韓国空軍が実弾射撃訓練中に爆弾8発を民家に落とした事故は「パイロットの座標入力ミス」が原因と一次判断された。KF-16戦闘機のパイロットが爆弾を投下する予定だった標的と民家は、実に8kmも離れていた。単なるパイロットのミスだけでなく、地上での「人的エラー」を修正するシステムが機能しなかったことも指摘されている。
空軍関係者は6日、国防省の記者会見で「KF-16戦闘機2機がMK-82爆弾を4発ずつ異常投下した」「異常投下の原因は、現在のところパイロットの座標入力ミスと判断されている」と発表した。
空軍は同日、陸軍・在韓米軍と共に「連合合同統合火力実弾射撃訓練」を実施。KF-16戦闘機5機が、それぞれMK-82爆弾4発を投下する予定だった。しかし、KF-16の1番機と2番機は訓練場上空に姿を見せなかった。座標入力ミスにより、誤った地点へと向かったためだ。
戦闘機のパイロットが実弾射撃訓練に出る前日には、爆弾を投下する座標を計算し、USBに似た装置に保存して戦闘機に入力する。さらに、任務計画書と座標が一致しているかを確認する必要がある。
しかし、空軍の分析によれば、今回の事故を起こしたパイロットは▽座標と任務計画書の照合(1次点検)を怠った▽訓練直前、空中で座標の確認(2次点検)をしなかった▽目的地に到着後、目視確認(3次点検)をしなかった――の3度にわたる確認プロセスがすべて省略した可能性が高い。
空軍では、これまで爆弾の異常投下はほぼ前例がなかった。2004年にF-5B戦闘機が訓練用爆弾を誤って投下した事例はあったが、負傷者はいなかった。事故がなかったことで、熟練パイロットに全工程を任せる慣行が定着していた可能性がある。
合同参謀本部関係者は「通常、パイロットが座標を再確認するプロセスはあるが、編隊長、大隊長、管制官などがチェックする仕組みはなかった」と述べた。また「地上や空中で座標を確認する手順はあるが、今回の事例ではその過程でミスが発生したと考えられる」と説明した。
つまり、パイロットのミスを二重チェックするシステムがなかったということになる。地上でも、今回のKF-16の異常な飛行や爆弾投下を事前に察知することはできなかった。
1番機のパイロットの座標入力ミスが、2番機の誤爆にも影響を与えたとみられる。

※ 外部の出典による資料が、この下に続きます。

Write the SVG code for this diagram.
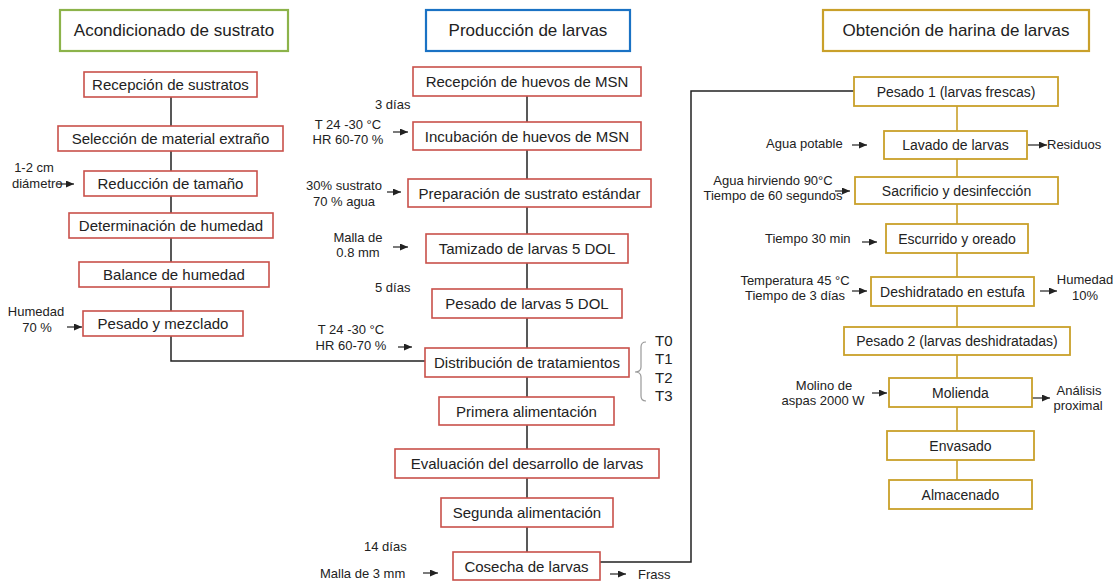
<svg xmlns="http://www.w3.org/2000/svg" width="1118" height="583" viewBox="0 0 1118 583">
<style>
text{font-family:"Liberation Sans",Arial,sans-serif;fill:#222}
.hd rect{fill:#fff;stroke-width:2.2}
.hd text{font-size:17px;text-anchor:middle;dominant-baseline:central}
.r rect{fill:#fff;stroke:#c9504a;stroke-width:1.6}
.g rect{fill:#fff;stroke:#c9a02a;stroke-width:1.8}
.n text{font-size:15px;text-anchor:middle;dominant-baseline:central}
.g text{font-size:14px}
.a{font-size:13px}
.m{text-anchor:middle}
.t{font-size:15px}
.ln{stroke:#222;stroke-width:1.5;fill:none}
.gl{stroke:#c9a02a;stroke-width:1.6;fill:none}
.ar{stroke:#222;stroke-width:1.2;fill:none;marker-end:url(#ah)}
</style>
<defs>
<marker id="ah" markerUnits="userSpaceOnUse" markerWidth="8" markerHeight="7" refX="8" refY="3.5" orient="auto">
<path d="M0,0 L8,3.5 L0,7 z" fill="#222"/>
</marker>
</defs>
<rect width="1118" height="583" fill="#fff"/>

<g id="connectors">
<polyline class="ln" points="171,97 171,361 425,361"/>
<line class="ln" x1="527" y1="96" x2="527" y2="552"/>
<polyline class="ln" points="600,562 691,562 691,91 854,91"/>
<line class="gl" x1="957" y1="106" x2="957" y2="480"/>
<path d="M646,342 Q641,342 641,347 L641,367 Q641,372 635,372 Q641,372 641,377 L641,396 Q641,401 646,401" stroke="#999" stroke-width="1.2" fill="none"/>
<line class="ar" x1="57" y1="184" x2="74" y2="184"/>
<line class="ar" x1="67" y1="327" x2="82" y2="327"/>
<line class="ar" x1="393" y1="132" x2="408" y2="132"/>
<line class="ar" x1="387" y1="192" x2="401" y2="192"/>
<line class="ar" x1="393" y1="247" x2="408" y2="247"/>
<line class="ar" x1="398" y1="347" x2="412" y2="347"/>
<line class="ar" x1="423" y1="573" x2="438" y2="573"/>
<line class="ar" x1="610" y1="574" x2="626" y2="574"/>
<line class="ar" x1="852" y1="145" x2="867" y2="145"/>
<line class="ar" x1="1028" y1="145" x2="1047" y2="145"/>
<line class="ar" x1="835" y1="191" x2="850" y2="191"/>
<line class="ar" x1="862" y1="242" x2="877" y2="242"/>
<line class="ar" x1="852" y1="291" x2="867" y2="291"/>
<line class="ar" x1="1040" y1="291" x2="1057" y2="291"/>
<line class="ar" x1="872" y1="393" x2="887" y2="393"/>
<line class="ar" x1="1032" y1="398" x2="1050" y2="398"/>
</g>

<g id="h1" class="hd"><rect x="60" y="10" width="228" height="41" stroke="#8cb34a"/><text x="174" y="30.5">Acondicionado de sustrato</text></g>
<g id="h2" class="hd"><rect x="426" y="10" width="204" height="41" stroke="#1a72c4"/><text x="528" y="30.5">Producción de larvas</text></g>
<g id="h3" class="hd"><rect x="823" y="10" width="266" height="41" stroke="#c9a02a"/><text x="956" y="30.5">Obtención de harina de larvas</text></g>

<g id="l1" class="n r"><rect x="84" y="72" width="173" height="25"/><text x="170.5" y="84.5">Recepción de sustratos</text></g>
<g id="l2" class="n r"><rect x="58" y="126" width="225" height="25"/><text x="170.5" y="138.5">Selección de material extraño</text></g>
<g id="l3" class="n r"><rect x="84" y="171" width="173" height="25"/><text x="170.5" y="183.5">Reducción de tamaño</text></g>
<g id="l4" class="n r"><rect x="69" y="213" width="204" height="25"/><text x="171" y="225.5">Determinación de humedad</text></g>
<g id="l5" class="n r"><rect x="79" y="262" width="190" height="25"/><text x="174" y="274.5">Balance de humedad</text></g>
<g id="l6" class="n r"><rect x="83" y="311" width="160" height="25"/><text x="163" y="323.5">Pesado y mezclado</text></g>

<g id="m1" class="n r"><rect x="413" y="67" width="228" height="29"/><text x="527" y="81.5">Recepción de huevos de MSN</text></g>
<g id="m2" class="n r"><rect x="413" y="122" width="228" height="28"/><text x="527" y="136">Incubación de huevos de MSN</text></g>
<g id="m3" class="n r"><rect x="408" y="179" width="243" height="28"/><text x="529.5" y="193">Preparación de sustrato estándar</text></g>
<g id="m4" class="n r"><rect x="426" y="234" width="202" height="29"/><text x="527" y="248.5">Tamizado de larvas 5 DOL</text></g>
<g id="m5" class="n r"><rect x="432" y="289" width="190" height="29"/><text x="527" y="303.5">Pesado de larvas 5 DOL</text></g>
<g id="m6" class="n r"><rect x="425" y="348" width="204" height="29"/><text x="527" y="362.5">Distribución de tratamientos</text></g>
<g id="m7" class="n r"><rect x="439" y="397" width="175" height="28"/><text x="526.5" y="411">Primera alimentación</text></g>
<g id="m8" class="n r"><rect x="395" y="449" width="264" height="29"/><text x="527" y="463.5">Evaluación del desarrollo de larvas</text></g>
<g id="m9" class="n r"><rect x="441" y="498" width="172" height="29"/><text x="527" y="512.5">Segunda alimentación</text></g>
<g id="m10" class="n r"><rect x="453" y="552" width="147" height="28"/><text x="526.5" y="566">Cosecha de larvas</text></g>

<g id="r1" class="n g"><rect x="854" y="77" width="204" height="29"/><text x="956" y="91.5">Pesado 1 (larvas frescas)</text></g>
<g id="r2" class="n g"><rect x="884" y="131" width="143" height="28"/><text x="955.5" y="145">Lavado de larvas</text></g>
<g id="r3" class="n g"><rect x="855" y="177" width="203" height="27"/><text x="956.5" y="190.5">Sacrificio y desinfección</text></g>
<g id="r4" class="n g"><rect x="886" y="224" width="142" height="29"/><text x="957" y="238.5">Escurrido y oreado</text></g>
<g id="r5" class="n g"><rect x="871" y="277" width="163" height="29"/><text x="952.5" y="291.5">Deshidratado en estufa</text></g>
<g id="r6" class="n g"><rect x="844" y="327" width="226" height="28"/><text x="957" y="341">Pesado 2 (larvas deshidratadas)</text></g>
<g id="r7" class="n g"><rect x="889" y="378" width="143" height="29"/><text x="960.5" y="392.5">Molienda</text></g>
<g id="r8" class="n g"><rect x="887" y="431" width="147" height="29"/><text x="960.5" y="445.5">Envasado</text></g>
<g id="r9" class="n g"><rect x="889" y="480" width="143" height="29"/><text x="960.5" y="494.5">Almacenado</text></g>

<g id="labels">
<text class="a m" x="34" y="172">1-2 cm</text>
<text class="a" x="12" y="188">diámetro</text>
<text class="a m" x="36" y="316">Humedad</text>
<text class="a m" x="37" y="332">70 %</text>
<text class="a" x="375" y="109">3 días</text>
<text class="a m" x="348" y="129">T 24 -30 °C</text>
<text class="a m" x="348" y="144">HR 60-70 %</text>
<text class="a m" x="344" y="190">30% sustrato</text>
<text class="a m" x="344" y="206">70 % agua</text>
<text class="a m" x="358" y="242">Malla de</text>
<text class="a m" x="358" y="257">0.8 mm</text>
<text class="a" x="375" y="292">5 días</text>
<text class="a m" x="351" y="334">T 24 -30 °C</text>
<text class="a m" x="351" y="350">HR 60-70 %</text>
<text class="t" x="655" y="346">T0</text>
<text class="t" x="655" y="364">T1</text>
<text class="t" x="655" y="383">T2</text>
<text class="t" x="655" y="401">T3</text>
<text class="a" x="364" y="551">14 días</text>
<text class="a" x="320" y="578">Malla de 3 mm</text>
<text class="a" x="638" y="579">Frass</text>
<text class="a" x="766" y="148">Agua potable</text>
<text class="a" x="1047" y="149">Residuos</text>
<text class="a m" x="773" y="185">Agua hirviendo 90°C</text>
<text class="a m" x="773" y="200">Tiempo de 60 segundos</text>
<text class="a" x="765" y="243">Tiempo 30 min</text>
<text class="a m" x="795" y="285">Temperatura 45 °C</text>
<text class="a m" x="795" y="300">Tiempo de 3 días</text>
<text class="a m" x="1085" y="284">Humedad</text>
<text class="a m" x="1085" y="300">10%</text>
<text class="a m" x="824" y="390">Molino de</text>
<text class="a m" x="823" y="405">aspas 2000 W</text>
<text class="a m" x="1079" y="395">Análisis</text>
<text class="a m" x="1078" y="410">proximal</text>
</g>
</svg>
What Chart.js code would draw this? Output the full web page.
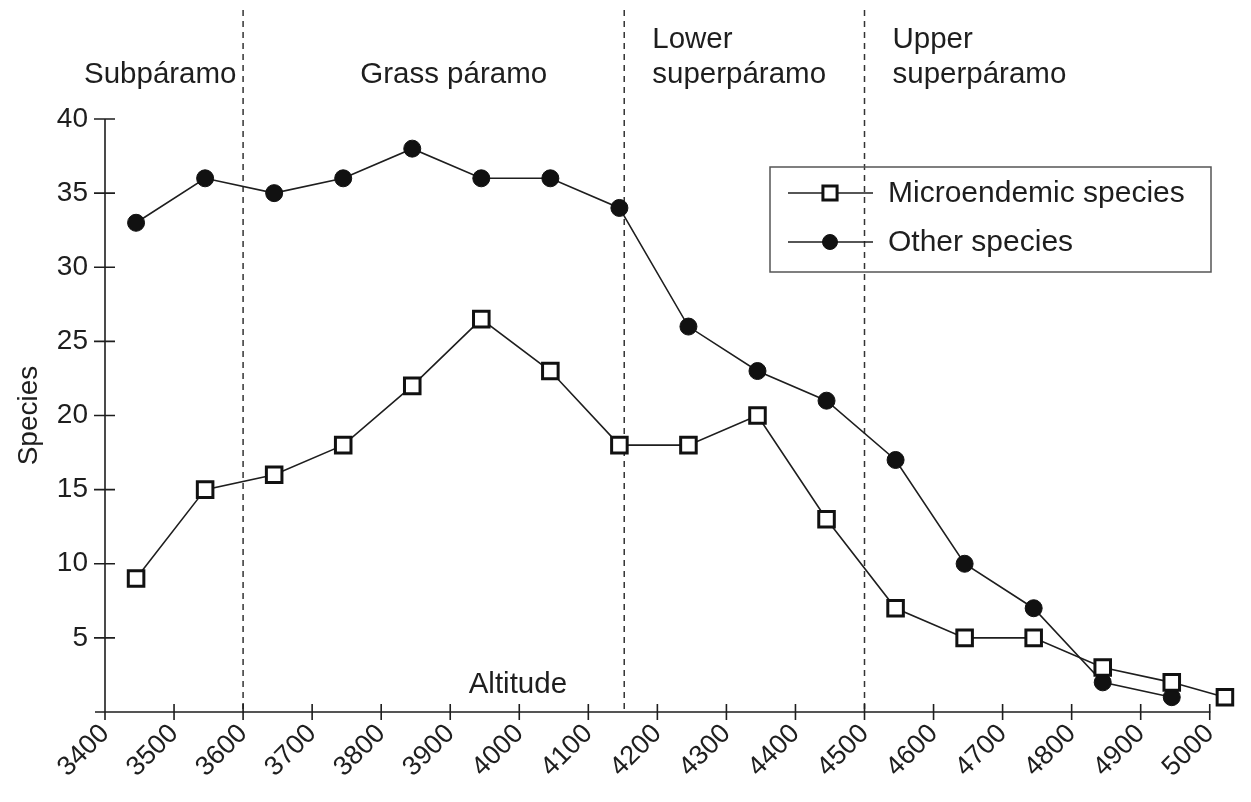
<!DOCTYPE html>
<html>
<head>
<meta charset="utf-8">
<script src="https://cdn.jsdelivr.net/npm/chart.js@4"></script>
<style>
  html, body { margin: 0; padding: 0; background: #fff; }
  #wrap { width: 1251px; height: 802px; position: relative; }
</style>
</head>
<body>
<div id="wrap"><canvas id="chart" width="1251" height="802"></canvas></div>
<script>
// ========================
// DATA
// ========================

const microAltitudes = [3445, 3545, 3645, 3745, 3845, 3945, 4045, 4145, 4245, 4345, 4445, 4545, 4645, 4745, 4845, 4945, 5022];
const microValues = [9, 15, 16, 18, 22, 26.5, 23, 18, 18, 20, 13, 7, 5, 5, 3, 2, 1];

const otherAltitudes = [3445, 3545, 3645, 3745, 3845, 3945, 4045, 4145, 4245, 4345, 4445, 4545, 4645, 4745, 4845, 4945];
const otherValues = [33, 36, 35, 36, 38, 36, 36, 34, 26, 23, 21, 17, 10, 7, 2, 1];

// altitude tick labels (the scale itself runs a little past the last one)
const altitudeTicks = [3400, 3500, 3600, 3700, 3800, 3900, 4000, 4100, 4200, 4300, 4400, 4500, 4600, 4700, 4800, 4900, 5000];
const speciesTicks = [5, 10, 15, 20, 25, 30, 35, 40];

// zone boundaries (dashed lines) and zone names
const zoneBounds = [3600, 4152, 4500];
const zoneLabels = [
  { lines: ["Subpáramo"], at: 3480, align: "center" },
  { lines: ["Grass páramo"], at: 3905, align: "center" },
  { lines: ["Lower", "superpáramo"], at: 4152, align: "left" },
  { lines: ["Upper", "superpáramo"], at: 4500, align: "left" }
];

const INK = "#1e1e1e";
const FONT = "'Liberation Sans', Arial, Helvetica, sans-serif";

const toPoints = (xs, ys) => xs.map((x, i) => ({ x, y: ys[i] }));

// ========================
// PLUGINS
// ========================

// axis lines with ticks crossing through them
const axesPlugin = {
  id: "crossAxes",
  afterDraw(chart) {
    const { ctx, chartArea, scales: { x, y } } = chart;
    const lastTick = altitudeTicks[altitudeTicks.length - 1];
    ctx.save();
    ctx.strokeStyle = INK;
    ctx.lineWidth = 1.6;
    ctx.beginPath();
    ctx.moveTo(x.left, y.getPixelForValue(40));
    ctx.lineTo(x.left, chartArea.bottom + 4);
    ctx.moveTo(x.left - 10, chartArea.bottom);
    ctx.lineTo(x.getPixelForValue(lastTick) + 1, chartArea.bottom);
    x.ticks.forEach(t => {
      const px = x.getPixelForValue(t.value);
      ctx.moveTo(px, chartArea.bottom - 8);
      ctx.lineTo(px, chartArea.bottom + 8);
    });
    y.ticks.forEach(t => {
      const py = y.getPixelForValue(t.value);
      ctx.moveTo(x.left - 11, py);
      ctx.lineTo(x.left + 10, py);
    });
    ctx.stroke();
    ctx.restore();
  }
};

// zone dividers and names, plus the in-plot axis caption
const zonesPlugin = {
  id: "zones",
  beforeDatasetsDraw(chart) {
    const { ctx, chartArea, scales: { x, y } } = chart;
    ctx.save();
    ctx.strokeStyle = "#333";
    ctx.lineWidth = 1.5;
    ctx.setLineDash([6, 5]);
    zoneBounds.forEach(b => {
      const px = x.getPixelForValue(b);
      ctx.beginPath();
      ctx.moveTo(px, 10);
      ctx.lineTo(px, chartArea.bottom);
      ctx.stroke();
    });
    ctx.setLineDash([]);
    ctx.fillStyle = INK;
    ctx.font = `29.5px ${FONT}`;
    ctx.textBaseline = "middle";
    zoneLabels.forEach(z => {
      let px = x.getPixelForValue(z.at);
      ctx.textAlign = z.align;
      if (z.align === "left") px += 28;
      const rows = z.lines;
      rows.forEach((line, i) => {
        const py = 75 - (rows.length - 1 - i) * 35;
        ctx.fillText(line, px, py);
      });
    });
    ctx.textAlign = "center";
    ctx.fillText("Altitude", x.getPixelForValue(3998), y.getPixelForValue(1.85));
    ctx.restore();
  }
};

// boxed legend with line + marker samples
const legendPlugin = {
  id: "boxLegend",
  afterDraw(chart) {
    const { ctx } = chart;
    const left = 770, top = 167, w = 441, h = 105;
    ctx.save();
    ctx.strokeStyle = "#555";
    ctx.lineWidth = 1.5;
    ctx.strokeRect(left, top, w, h);
    chart.data.datasets.forEach((ds, i) => {
      const cy = top + 26 + i * 49;
      ctx.strokeStyle = ds.borderColor;
      ctx.lineWidth = ds.borderWidth;
      ctx.beginPath();
      ctx.moveTo(left + 18, cy);
      ctx.lineTo(left + 103, cy);
      ctx.stroke();
      ctx.fillStyle = ds.pointBackgroundColor;
      ctx.strokeStyle = ds.pointBorderColor;
      ctx.lineWidth = ds.pointBorderWidth;
      ctx.beginPath();
      const r = ds.pointRadius - 1;
      if (ds.pointStyle === "rect") {
        const s = r * Math.SQRT1_2;
        ctx.rect(left + 60 - s, cy - s, 2 * s, 2 * s);
      } else {
        ctx.arc(left + 60, cy, r, 0, Math.PI * 2);
      }
      ctx.fill();
      ctx.stroke();
      ctx.fillStyle = INK;
      ctx.font = `30px ${FONT}`;
      ctx.textAlign = "left";
      ctx.textBaseline = "middle";
      ctx.fillText(ds.label, left + 118, cy + 1);
    });
    ctx.restore();
  }
};

// ========================
// CHART
// ========================

new Chart(document.getElementById("chart"), {
  type: "line",
  data: {
    datasets: [
      {
        label: "Microendemic species",
        data: toPoints(microAltitudes, microValues),
        borderColor: INK,
        borderWidth: 1.6,
        pointStyle: "rect",
        pointRadius: 11,
        pointBackgroundColor: "#fff",
        pointBorderColor: "#111",
        pointBorderWidth: 3,
        clip: false
      },
      {
        label: "Other species",
        data: toPoints(otherAltitudes, otherValues),
        borderColor: INK,
        borderWidth: 1.6,
        pointStyle: "circle",
        pointRadius: 8.5,
        pointBackgroundColor: "#111",
        pointBorderColor: "#111",
        pointBorderWidth: 1,
        clip: false
      }
    ]
  },
  options: {
    responsive: false,
    animation: false,
    layout: { padding: { top: 119, right: 24, left: 0, bottom: 0 } },
    plugins: {
      legend: { display: false },
      tooltip: { enabled: false }
    },
    scales: {
      x: {
        type: "linear",
        min: 3400,
        max: 5025,
        border: { display: false },
        grid: { display: false, drawTicks: false },
        ticks: {
          minRotation: 45,
          maxRotation: 45,
          autoSkip: false,
          padding: 6,
          color: INK,
          font: { family: FONT, size: 27 },
          callback: v => String(v)
        },
        afterBuildTicks: s => {
          s.ticks = altitudeTicks.map(value => ({ value }));
        },
        afterFit: s => { s.height = 90; }
      },
      y: {
        min: 0,
        max: 40,
        border: { display: false },
        grid: { display: false, drawTicks: false },
        ticks: {
          padding: 17,
          color: INK,
          font: { family: FONT, size: 28 },
          callback: v => String(v)
        },
        afterBuildTicks: s => {
          s.ticks = speciesTicks.map(value => ({ value }));
        },
        title: {
          display: true,
          text: "Species",
          color: INK,
          font: { family: FONT, size: 28 },
          padding: { top: 12, bottom: 0 }
        },
        afterFit: s => { s.width = 105; }
      }
    }
  },
  plugins: [zonesPlugin, axesPlugin, legendPlugin]
});
</script>
</body>
</html>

今回の訓練は1番機の信号に従って2番機が実弾射撃をする方式だったため、計8発の爆弾がすべて誤った地点へと向かった。
空軍関係者は「KF-16の2機が今回並んで実射撃訓練をした。1番機のパイロットが座標を誤入力し、2番機のパイロットもそれに従って発射した」と説明した。
KF-16戦闘機は、6日午前10時4分ごろ、京畿道(キョンギド)抱川(ポチョン)の勝進科学化訓練場付近でMK-82爆弾8発を異常投下。この爆発により15人が負傷した。負傷者には義務兵士3人と軍幹部2人も含まれているが、重傷者はいないと軍当局は説明している。
MK-82は500ポンド(約227kg)級の汎用爆弾で、建物や橋梁の破壊に使用される。地面に落ちると直径8m、深さ2.4mの爆破クレーターを作る。1発の殺傷半径は一般的なサッカー場(7140㎡)ほどで、破片は最大1万9200㎡まで到達する。
国防省は事故原因が判明するまで、小銃訓練を含むすべての実弾射撃訓練を中止すると発表している。事故調査の進展に応じて、10日から予定されている米韓合同演習「自由の盾(FS)」の実弾射撃訓練の実施可否も決定する。
イ・ヨンス空軍参謀総長(大将)は「空軍は今回の異常投下事故を厳重に受け止め、徹底的に調査し、責任者を処分する。このような事故が二度と発生しないよう、再発防止策を講じる」と述べた。